Gibson, J:—The appellant appeals from assessments made against him respecting the years 1958 to 1962 inclusive, by which he was made liable for income tax (a) on certain bonuses or discounts received in second mortgage transactions during those years; (b) on the receipt by him of $28,896.71 in a transaction with Associated Investors of Canada Limited; and (c) on cer- tain monies paid out in 1958, 1959 and 1960, which were claimed by him as deductions from income under Section 27(1) of the Income Tax Act as charitable donations, but denied as such by the respondent.
During the years 1958 to 1962 the appellant owned the equity shares and controlled Associated Investors of Canada Limited. That company engaged publicly in the business of selling annuities, investments, contracts and pensions, among other things. It received part of its capital to carry on its business from the public. It invested its capital in government bonds and in real estate mortgages to earn its income. In carrying on its business it was subject to certain Province of Alberta legislation. One provision of such legislation prescribed that the maximum loan on the security of a first mortgage on real estate that such a company as Associated Investors of Canada Limited was permitted to make to a borrower could not exceed 60 per cent (later changed to 66-⅔ per cent during the relevant years), of the appraised value of the same.
During those years that company made a very substantial number of first mortgage loans on real estate and, in order to enable the borrowers to borrow substantially greater sums than 60 per cent of appraised value, in each of these transactions the appellant advanced monies on the security of a second mortgage on the same real estate, in each of which mortgages there was provided a substantial bonus or discount in respect to the principal sum payable.
The evidence is that in the respective years the monies representing such bonuses or discounts received by the appellant were as follows: in the year 1958, $2,560.82; in the year 1959, $6,732.31; in the year 1960, $8,084.19; in the year 1961, $4,156.16; and in the year 1962, $1,026.87.
In my view, during these years on this evidence the appellant patently was in the money-lending business and these discounts or bonuses received by him were taxable income and not accretions to capital. (See Scott v. M.N.R., [1963] S.C.R. 223; [1963] C.T.C. 176.)
In 1961, however, the appellant went completely out of the money-lending business. He sold his whole portfolio of second mortgages to Associated Investors of Canada Limited. The total balance of principal owing on these mortgages in his portfolio at that time was $300,327.60. The sale price for them was $111,036.73. The appellant had actually originally advanced this latter sum on these mortgages, but this sum has no other significance because if all the payments on these mortgages made by the borrowers and received by the appellant up to the date of this sale were deducted from this sum and if nothing was deducted from the bonus or discount account, so to speak, of these mortgages, then there would have still been owing to the appellant at the date of this sale the principal sum of $82,140.02.
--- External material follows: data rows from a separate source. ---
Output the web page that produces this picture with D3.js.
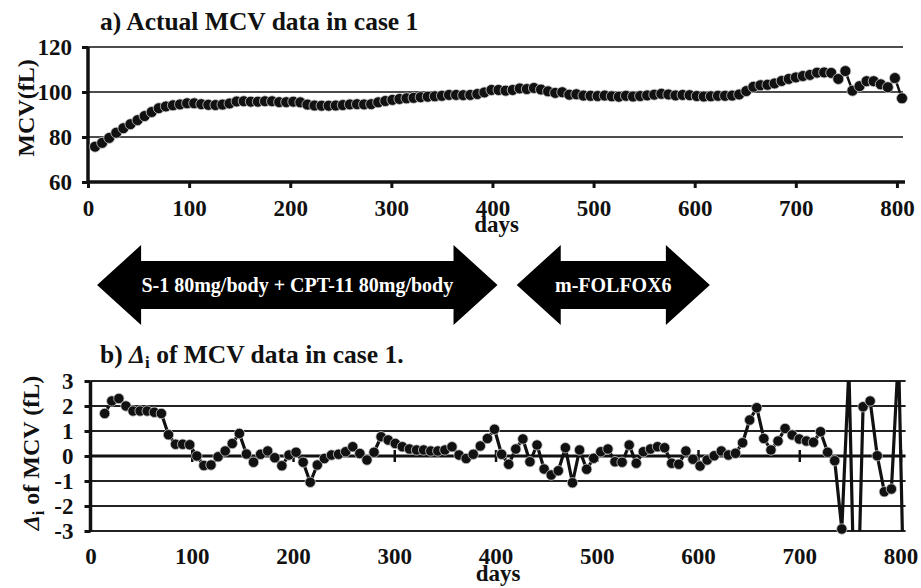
<!DOCTYPE html>
<html>
<head>
<meta charset="utf-8">
<script src="https://cdn.jsdelivr.net/npm/d3@7"></script>
<style>
  html, body { margin: 0; padding: 0; background: #fff; }
  svg { display: block; }
  text { font-family: "Liberation Serif", "Times New Roman", serif; font-weight: bold; fill: #111; }
</style>
</head>
<body>
<svg id="chart" width="921" height="588"></svg>
<script>
// Sampling days (weekly blood tests)
const days = [7,14,21,28,35,42,49,56,63,70,77,84,91,98,105,112,119,126,133,140,
  147,154,161,168,175,182,189,196,203,210,217,224,231,238,245,252,259,266,273,280,
  287,294,301,308,315,322,329,336,343,350,357,364,371,378,385,392,399,406,413,420,
  427,434,441,448,455,462,469,476,483,490,497,504,511,518,525,532,539,546,553,560,
  567,574,581,588,595,602,609,616,623,630,637,644,651,658,665,672,679,686,693,700,
  707,714,721,728,735,742,749,756,763,770,777,784,791,798,805];

// MCV (fL) on each sampling day
const mcv = [75.7,77.4,79.6,81.9,83.9,85.7,87.5,89.3,91.1,92.8,93.6,94.1,94.5,95.0,95.0,94.6,94.3,94.2,94.4,94.9,
  95.8,95.9,95.7,95.7,95.9,95.9,95.5,95.5,95.7,95.4,94.4,94.0,93.9,93.9,94.0,94.2,94.5,94.6,94.5,94.6,
  95.4,96.0,96.5,96.9,97.2,97.4,97.7,97.9,98.1,98.3,98.7,98.7,98.6,98.7,99.1,99.8,100.9,100.9,100.6,100.9,
  101.6,101.3,101.8,101.1,100.3,99.6,99.9,98.8,99.0,98.4,98.3,98.2,98.4,98.1,97.9,98.3,98.0,98.2,98.5,98.8,
  99.2,98.9,98.5,98.7,98.6,98.2,98.0,98.1,98.3,98.3,98.4,98.9,100.4,102.3,103.0,103.2,103.8,104.9,105.8,106.5,
  107.1,107.6,108.6,108.7,108.5,105.8,109.3,100.6,102.6,104.8,104.8,103.4,102.1,106.2,97.2];

// Δi of MCV (fL), from the second sampling day onward
const deltaDays = days.slice(1);
const delta = [1.7,2.2,2.3,2.0,1.8,1.8,1.8,1.75,1.7,0.85,0.47,0.47,0.45,0.0,-0.38,-0.36,-0.03,0.2,0.5,0.9,
  0.08,-0.25,0.07,0.2,-0.07,-0.39,0.04,0.15,-0.25,-1.05,-0.36,-0.1,0.04,0.07,0.17,0.37,0.1,-0.16,0.15,0.77,
  0.64,0.5,0.37,0.28,0.24,0.24,0.2,0.2,0.24,0.37,0.04,-0.1,0.07,0.4,0.7,1.07,0.07,-0.33,0.28,0.68,
  -0.23,0.44,-0.52,-0.76,-0.59,0.33,-1.07,0.24,-0.53,-0.09,0.17,0.28,-0.23,-0.25,0.44,-0.29,0.17,0.28,0.37,0.33,
  -0.29,-0.33,0.2,-0.13,-0.4,-0.16,0.01,0.2,0.04,0.11,0.53,1.44,1.93,0.7,0.24,0.6,1.1,0.84,0.68,0.6,
  0.55,0.97,0.15,-0.19,-2.92,3.5,-8.7,1.97,2.2,0.01,-1.43,-1.32,4.1,-9.0];

// Axis ticks
const dayTicks = [0,100,200,300,400,500,600,700,800];
const mcvTicks = [60,80,100,120];
const deltaTicks = [-3,-2,-1,0,1,2,3];

// Treatment periods (days)
const treatNames = ["S-1 80mg/body + CPT-11 80mg/body", "m-FOLFOX6"];
const treatStart = [9, 424];
const treatEnd = [405, 615];

const plain = d => String(d);   // "-1", not "−1.0"
const svg = d3.select("#chart");

// ---------- a) MCV ----------
const xA = d3.scaleLinear().domain([0, 806]).range([88, 903]);
const yA = d3.scaleLinear().domain([60, 120]).range([182, 47]);

svg.append("text").attr("x", 100).attr("y", 30).style("font-size", "25.5px")
  .text("a) Actual MCV data in case 1");

const gA = svg.append("g");
gA.selectAll("line.grid").data(mcvTicks.filter(v => v > 60)).join("line")
  .attr("x1", xA(0)).attr("x2", xA(806)).attr("y1", d => yA(d)).attr("y2", d => yA(d))
  .attr("stroke", "#111").attr("stroke-width", 1.6);

const axA_y = gA.append("g").attr("transform", `translate(${xA(0)},0)`)
  .call(d3.axisLeft(yA).tickValues(mcvTicks).tickFormat(plain).tickSize(6).tickPadding(10));
const axA_x = gA.append("g").attr("transform", `translate(0,${yA(60)})`)
  .call(d3.axisBottom(xA).tickValues(dayTicks).tickFormat(plain).tickSize(6).tickPadding(12));
[axA_y, axA_x].forEach(a => {
  a.select(".domain").attr("stroke", "#111").attr("stroke-width", 3.5);
  a.selectAll(".tick line").attr("stroke", "#111").attr("stroke-width", 3);
  a.selectAll(".tick text").style("font-size", "23px").attr("fill", "#111");
});
axA_x.select(".domain").attr("d", `M${xA(0)},0H${xA(806) + 2}`);
axA_y.select(".domain").attr("d", `M0,${yA(60)}V${yA(120)}`);

svg.append("text").attr("x", (xA(0) + xA(806)) / 2 + 1).attr("y", 232)
  .attr("text-anchor", "middle").style("font-size", "23px").text("days");
svg.append("text").attr("transform", "translate(34,108) rotate(-90)")
  .attr("text-anchor", "middle").style("font-size", "24px").text("MCV(fL)");

const mcvPts = days.map((d, i) => [d, mcv[i]]);
gA.append("path").datum(mcvPts)
  .attr("d", d3.line().x(p => xA(p[0])).y(p => yA(p[1])))
  .attr("fill", "none").attr("stroke", "#111").attr("stroke-width", 2.5);
gA.selectAll("circle").data(mcvPts).join("circle")
  .attr("cx", p => xA(p[0])).attr("cy", p => yA(p[1])).attr("r", 5.5)
  .attr("fill", "#111").attr("stroke", "#ccc").attr("stroke-width", 0.8);

// ---------- treatment arrows ----------
const arrowCy = 285, headH = 40, shaftH = 24, headL = 44;
treatNames.forEach((name, i) => {
  const x0 = xA(treatStart[i]), x1 = xA(treatEnd[i]);
  const pts = [
    [x0, arrowCy], [x0 + headL, arrowCy - headH], [x0 + headL, arrowCy - shaftH],
    [x1 - headL, arrowCy - shaftH], [x1 - headL, arrowCy - headH], [x1, arrowCy],
    [x1 - headL, arrowCy + headH], [x1 - headL, arrowCy + shaftH],
    [x0 + headL, arrowCy + shaftH], [x0 + headL, arrowCy + headH]
  ];
  svg.append("polygon").attr("points", pts.map(p => p.join(",")).join(" ")).attr("fill", "#000");
  svg.append("text").attr("x", (x0 + x1) / 2).attr("y", arrowCy + 7)
    .attr("text-anchor", "middle").style("font-size", "20px")
    .style("fill", "#fff").text(name);
});

// ---------- b) Δi ----------
const xB = d3.scaleLinear().domain([0, 805]).range([90.5, 905.6]);
const yB = d3.scaleLinear().domain([-3, 3]).range([531, 381]);

const tB = svg.append("text").attr("x", 100).attr("y", 363).style("font-size", "25.5px");
tB.append("tspan").text("b) ");
tB.append("tspan").style("font-style", "italic").text("Δ");
tB.append("tspan").attr("dy", 5).style("font-size", "17px").text("i");
tB.append("tspan").attr("dy", -5).text(" of MCV data in case 1.");

const gB = svg.append("g");
gB.selectAll("line.grid").data(deltaTicks.filter(v => v !== 0)).join("line")
  .attr("x1", xB(0)).attr("x2", xB(805)).attr("y1", d => yB(d)).attr("y2", d => yB(d))
  .attr("stroke", "#222").attr("stroke-width", 1.8);

const axB_y = gB.append("g").attr("transform", `translate(${xB(0)},0)`)
  .call(d3.axisLeft(yB).tickValues(deltaTicks).tickFormat(plain).tickSize(6).tickPadding(11));
axB_y.select(".domain").attr("stroke", "#111").attr("stroke-width", 3.5)
  .attr("d", `M0,${yB(-3) + 1}V${yB(3)}`);
axB_y.selectAll(".tick line").attr("stroke", "#111").attr("stroke-width", 3);
axB_y.selectAll(".tick text").style("font-size", "23px").attr("fill", "#111");

// zero line with crossing ticks
const axB_zero = gB.append("g").attr("transform", `translate(0,${yB(0)})`)
  .call(d3.axisBottom(xB).tickValues(dayTicks.slice(1)).tickSize(6).tickFormat(""));
axB_zero.select(".domain").attr("stroke", "#111").attr("stroke-width", 3)
  .attr("d", `M${xB(0)},0H${xB(805)}`);
axB_zero.selectAll(".tick line").attr("stroke", "#111").attr("stroke-width", 2.5).attr("y1", -6);

// tick labels along the bottom edge
const axB_lab = gB.append("g").attr("transform", `translate(0,${yB(-3)})`)
  .call(d3.axisBottom(xB).tickValues(dayTicks).tickFormat(plain).tickSize(0).tickPadding(17));
axB_lab.select(".domain").remove();
axB_lab.selectAll(".tick text").style("font-size", "23px").attr("fill", "#111");

svg.append("text").attr("x", (xB(0) + xB(805)) / 2).attr("y", 581)
  .attr("text-anchor", "middle").style("font-size", "23px").text("days");

const yT = svg.append("text").attr("transform", "translate(39,453) rotate(-90)")
  .attr("text-anchor", "middle").style("font-size", "24px");
yT.append("tspan").style("font-style", "italic").text("Δ");
yT.append("tspan").attr("dy", 5).style("font-size", "16px").text("i");
yT.append("tspan").attr("dy", -5).text(" of MCV (fL)");

svg.append("defs").append("clipPath").attr("id", "clipB")
  .append("rect").attr("x", xB(0)).attr("y", yB(3)).attr("width", xB(805) - xB(0) + 1)
  .attr("height", yB(-3) - yB(3));

const deltaPts = deltaDays.map((d, i) => [d, delta[i]]);
gB.append("path").datum(deltaPts).attr("clip-path", "url(#clipB)")
  .attr("d", d3.line().x(p => xB(p[0])).y(p => yB(p[1])))
  .attr("fill", "none").attr("stroke", "#111").attr("stroke-width", 3.2)
  .attr("stroke-linejoin", "round");
gB.selectAll("circle").data(deltaPts.filter(p => p[1] >= -3 && p[1] <= 3)).join("circle")
  .attr("cx", p => xB(p[0])).attr("cy", p => yB(p[1])).attr("r", 5.2)
  .attr("fill", "#111").attr("stroke", "#ccc").attr("stroke-width", 0.8);
</script>
</body>
</html>
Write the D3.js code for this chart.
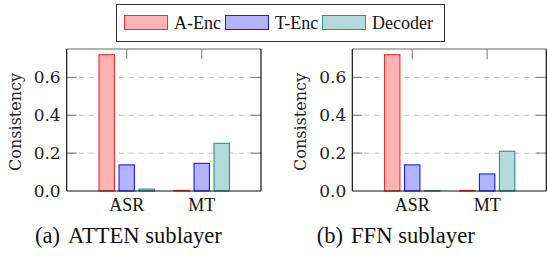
<!DOCTYPE html>
<html>
<head>
<meta charset="utf-8">
<script src="https://cdn.jsdelivr.net/npm/d3@7"></script>
<style>
  html, body { margin: 0; padding: 0; background: #fff; }
  svg { display: block; }
</style>
</head>
<body>
<div id="chart"></div>
<script>
(() => {
  'use strict';

  // ── Data ──
  const categories = ['ASR', 'MT'];
  const seriesNames = ['A-Enc', 'T-Enc', 'Decoder'];
  const attenAEnc    = [0.72, 0.003];
  const attenTEnc    = [0.138, 0.146];
  const attenDecoder = [0.01, 0.252];
  const ffnAEnc      = [0.72, 0.003];
  const ffnTEnc      = [0.138, 0.09];
  const ffnDecoder   = [0.002, 0.21];
  const yTicks = [0, 0.2, 0.4, 0.6];
  const captions = [['(a)', 'ATTEN sublayer'], ['(b)', 'FFN sublayer']];

  const fills   = ['#ffb3b3', '#b3b3ff', '#b3d9d9'];
  const strokes = ['#ff2a2a', '#1a1aff', '#2a9090'];

  const TIMES = "'Liberation Serif', 'Times New Roman', Tinos, serif";
  const CM    = "'DejaVu Serif', 'Bitstream Vera Serif', serif";

  const W = 547, H = 260;
  const svg = d3.select('#chart').append('svg')
    .attr('width', W).attr('height', H);

  // ── Legend ──
  const legend = svg.append('g');
  legend.append('rect')
    .attr('x', 116.5).attr('y', 4.5).attr('width', 328).attr('height', 37)
    .attr('fill', '#fff').attr('stroke', '#333').attr('stroke-width', 1);
  const legendX = [124, 225, 322];
  seriesNames.forEach((name, i) => {
    legend.append('rect')
      .attr('x', legendX[i] + 0.5).attr('y', 15.5).attr('width', 43).attr('height', 14)
      .attr('fill', fills[i]).attr('stroke', strokes[i]).attr('stroke-width', 1);
    legend.append('text')
      .style('font-family', TIMES).style('font-size', '18px').attr('fill', '#111')
      .attr('x', legendX[i] + 50).attr('y', 28.5)
      .text(name);
  });

  // ── Panels ──
  const panels = [
    { x0: 66.7, x1: 261, data: [attenAEnc, attenTEnc, attenDecoder], cap: captions[0], capX: 35 },
    { x0: 352.3, x1: 546.3, data: [ffnAEnc, ffnTEnc, ffnDecoder], cap: captions[1], capX: 316.7 }
  ];
  const top = 49, bottom = 191;

  panels.forEach(p => {
    const g = svg.append('g');
    const x = d3.scaleLinear().domain([-0.8, 1.79]).range([p.x0, p.x1]);
    const y = d3.scaleLinear().domain([0, 0.75]).range([bottom, top]);
    const barW = 15.4, step = 20;

    // gridlines + y ticks
    yTicks.filter(t => t > 0).forEach(t => {
      g.append('line')
        .attr('x1', p.x0).attr('x2', p.x1)
        .attr('y1', y(t)).attr('y2', y(t))
        .attr('stroke', '#bdbdbd').attr('stroke-width', 1)
        .attr('stroke-dasharray', '5 5').attr('stroke-dashoffset', -12);
      g.append('line')
        .attr('x1', p.x0).attr('x2', p.x0 + 10)
        .attr('y1', y(t)).attr('y2', y(t))
        .attr('stroke', '#777').attr('stroke-width', 1);
      g.append('line')
        .attr('x1', p.x1 - 10).attr('x2', p.x1)
        .attr('y1', y(t)).attr('y2', y(t))
        .attr('stroke', '#777').attr('stroke-width', 1);
    });

    // top ticks
    categories.forEach((c, i) => {
      g.append('line')
        .attr('x1', x(i)).attr('x2', x(i))
        .attr('y1', top).attr('y2', top + 10)
        .attr('stroke', '#777').attr('stroke-width', 1);
    });

    // bars
    p.data.forEach((vals, s) => {
      g.selectAll(null)
        .data(vals)
        .join('rect')
        .attr('x', (d, i) => x(i) + (s - 1) * step - barW / 2)
        .attr('y', d => y(d))
        .attr('width', barW)
        .attr('height', d => bottom - y(d))
        .attr('fill', fills[s])
        .attr('stroke', strokes[s])
        .attr('stroke-width', 1.1);
    });

    // frame
    g.append('line').attr('x1', p.x0).attr('x2', p.x1).attr('y1', top).attr('y2', top)
      .attr('stroke', '#666').attr('stroke-width', 1);
    g.append('line').attr('x1', p.x0).attr('x2', p.x0).attr('y1', top).attr('y2', bottom)
      .attr('stroke', '#111').attr('stroke-width', 1.2);
    g.append('line').attr('x1', p.x1).attr('x2', p.x1).attr('y1', top).attr('y2', bottom)
      .attr('stroke', '#111').attr('stroke-width', 1.2);
    g.append('line').attr('x1', p.x0).attr('x2', p.x1).attr('y1', bottom).attr('y2', bottom)
      .attr('stroke', '#111').attr('stroke-width', 1.2);

    // y tick labels
    yTicks.forEach(t => {
      g.append('text')
        .style('font-family', CM).style('font-size', '17px').attr('fill', '#222')
        .attr('x', p.x0 - 6).attr('y', y(t) + 6)
        .attr('text-anchor', 'end')
        .text(d3.format('.1f')(t));
    });

    // y axis label
    g.append('text')
      .style('font-family', CM).style('font-size', '16px').attr('fill', '#222')
      .attr('transform', `translate(${p.x0 - 46},${(top + bottom) / 2 + 2}) rotate(-90)`)
      .attr('text-anchor', 'middle')
      .text('Consistency');

    // category labels
    categories.forEach((c, i) => {
      g.append('text')
        .style('font-family', TIMES).style('font-size', '18px').attr('fill', '#111')
        .attr('x', x(i)).attr('y', 211)
        .attr('text-anchor', 'middle')
        .text(c);
    });

    // caption
    const cap = g.append('text')
      .style('font-family', TIMES).style('font-size', '22.6px').attr('fill', '#111')
      .attr('x', p.capX).attr('y', 243);
    cap.append('tspan').text(p.cap[0]);
    cap.append('tspan').attr('dx', 8).text(p.cap[1]);
  });
})();
</script>
</body>
</html>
The difference between this latter sum and $111,036.73, namely $28,896.71, the respondent submits is a partial realization of the bonus or discount sums incorporated 1 in the said face values of the balance of principal owing on total of these second mortgages at the date of the sale, namely $300,327.60, and is indistinguishable from the discounts or bonuses referred to earlier in these reasons and is therefore taxable income.
On the facts of this case, I am of the opinion that the said sum of $28,896.71 was not a receipt by the appellant of any part of the discounts or bonuses incorporated in the principal sums payable under these said second mortgages. Instead, it was part of the purchase monies received by him in a bona fide realization sale to Associated Investors of Canada Limited of all the assets of his substantial money-lending business as a going concern. As a consequence, no part of the sum of $111,036.73 was taxable income of the appellant. (Compare Ted Davy Finance Company Limited v. M.N.R., [1965] Ex. C.R. 20; [1964] C.T.C. 194 and Dominion Dairies Limited v. M.N.R., [1966] C.T.C. 1.)
The third issue on this appeal concerns payments of $300 in each of the years 1958, 1959 and 1960, and of $3,000 in 1961 made by the appellant to The Salvation Army at Edmonton, Alberta, and claimed by him as deductions from income as charitable donations. On this issue, Major William A. J. Hostey of The Salvation Army, Edmonton, gave evidence. He stated that the appellant had pointed out two cases of persons who were in need of help, and after investigation he was of opinion that their needs were within the concept of the general welfare work of The Salvation Amy, that the appellant paid these monies to The Salvation Army to help these persons and that though under no compulsion or no direction from the appellant to do so, The Salvation Army did in fact use these monies for the welfare needs of these persons who were suggested by the appellant. I accept the evidence of Major Hostey and I am of opinion that the appellant in law paid these monies to The Salvation Army and therefore was entitled to deduct these monies in computing his taxable income for the said relevant years, pursuant to Section 27(1) of the Income Tax Act.
The appeals therefore are allowed in part. The appellant is entitled to his costs of these appeals.